Will Closer Turkish-Russian Business Ties Let Putin Skirt Sanctions?

Six Western officials reportedly expressed concerns about pledges the leaders made regarding expanding cooperation on trade and energy.

Turkish Presidency via AP, file
Presidents Erdogan and Putin during their meeting at Tehran July 19, 2022. Turkish Presidency via AP, file

There is mounting alarm in Washington and among its allies that Turkey, despite its membership in NATO, could be helping Russia to evade the strict economic sanctions imposed by the West since it invaded Ukraine in February. If true, it could undercut Turkey’s standing as a reliable NATO partner and even at some point put Ankara at risk of being sanctioned. According to the German newspaper Tagesspiegel, Turkey’s dependence on Russia is growing and the Turkish president, Tayyip Erdogan, “does not want to hear about sanctions against Russia, on the contrary.”

Ties between Mr. Erdogan and his Russian counterpart, Vladimir Putin, received a boost last Friday when the two met at Mr. Putin’s residence at Sochi, on the Black Sea coast. Subsequent to that meeting, the Financial Times reported that six Western officials expressed concerns about pledges the leaders made regarding expanding cooperation on trade and energy. Those worries will likely be amplified by Ukraine’s interception of a document from Moscow that, the FT reported, “outlined ways to help Russia evade sanctions through Turkish banks.”

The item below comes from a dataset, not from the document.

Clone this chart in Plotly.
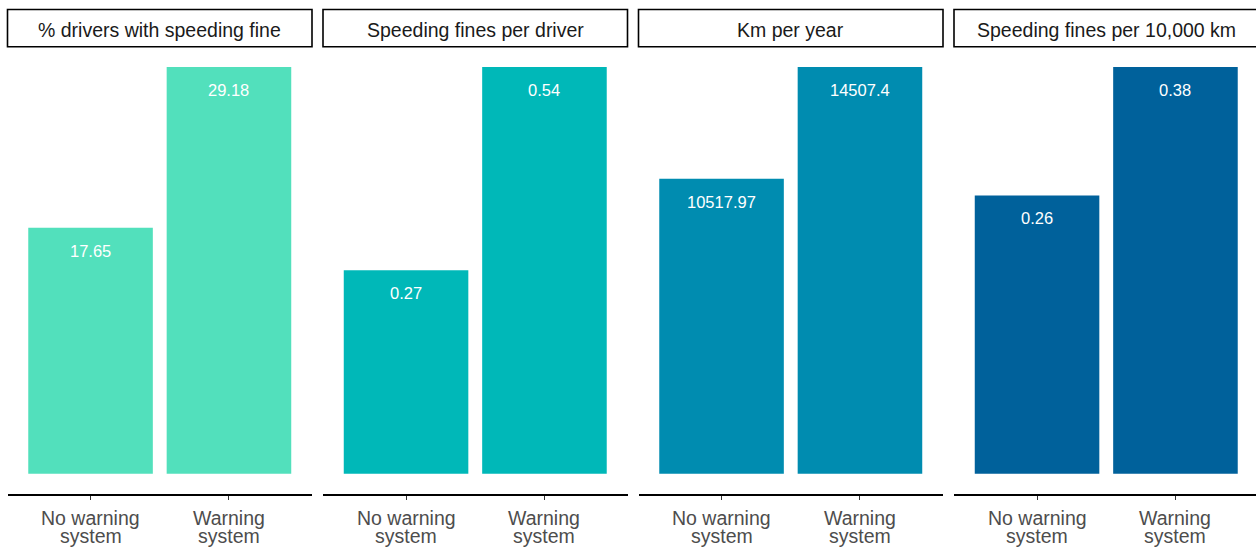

The motivation for doing so is mutual. Russia’s economy is straining under the weight of sanctions, capital flight, and the escalating cost of the war on Ukraine. But the picture is not a lot brighter in Turkey, where according to Bloomberg the inflation rate approached 80 percent in July and “has yet to peak.” The Financial Times seconds that, saying Turkey needs foreign capital to plug a gaping trade imbalance caused by soaring global energy prices. Of course, that market disruption was triggered in part by Russia’s invasion of Ukraine. 

Turkey has so far sat out the West’s sanctioning of Russia. That makes it easier, at least in theory, for Ankara to hammer out commercial arrangements with Moscow that would likely be deemed unsavory at best and illegal at worst if proposed by any other NATO member country. According to the TASS Russian press agency, Russia’s deputy prime minister, Alex Novak, said that while at Sochi, Messrs. Putin and Erdogan discussed gas deliveries to Turkey and agreed upon partial payment in rubles. “Supplies will be partly paid in Russian rubles then at the first stage,” Mr. Novak said, adding, “this is indeed the new stage, new opportunities, including for development of our monetary and financial relations.” Such a move would, according to a separate report in the Financial Times, have the effect of enabling Russia to avoid the U.S.-denominated global oil market. 

It is more than just oil that is at stake: There is also the matter of nuclear energy. Tagesspiegel, the German newspaper, reported that shortly before the meeting in Sochi, Moscow paid $5 billion to Turkey toward an eventual $20 billion for the construction of Turkey’s first nuclear power plant. The financing is being coordinated with Russian banks that have already been sanctioned by the West.

In a region already on fire, Mr. Ergogan is playing politics both ways. His government is keen on reminding the West of its role last month in negotiating the UN deal to ease Russia’s naval blockade and allow grain exports to resume from Ukrainian seaports. At the same time, Ankara has welcomed grain shipments that commence from parts of Ukraine that are currently under illegal Russian occupation. 

Turkey’s trade volume with Germany is double that with Russia, Taggespiegel says, and that is unlikely to change much anytime soon. Still, at some point, Western frustration with Turkey’s commercial rapprochement with Moscow may evolve into something more substantial: sanctions on Turkey. The FT reported that the American deputy treasury secretary, Wally Adeyemo, warned Turkish officials and bankers in June against allowing illegal Russian remittances that would let the Kremlin dodge sanctions. The cozy pronouncements post-Sochi point to those messages falling on deaf, or at least demonstrably insincere, ears. 

As more Russian-Turkish economic incentives coalesce, could Washington actually slap Ankara with secondary sanctions that target violations beyond American jurisdiction? It could, but a more likely scenario is that, as one unnamed Western official told the FT, governments could ask firms to reduce or even cancel their dealings with Turkish companies. 

If there is any silver lining to this somewhat murky state of affairs, it is that Turkey’s motivation may have less to do with lasting strategic alignment with the Kremlin than with Mr. Erdogan’s political survival. As Greek newspaper Ta Nea reported, “the Turkish leadership expects cooperation with Russia “to provide a boost to get the Turkish economy moving again ahead of next June’s parliamentary and presidential elections.” How big of a boost, and how enduring it will be as an unpredictable war rages very close by, is something not even the wily Mr. Erdogan can profess to know.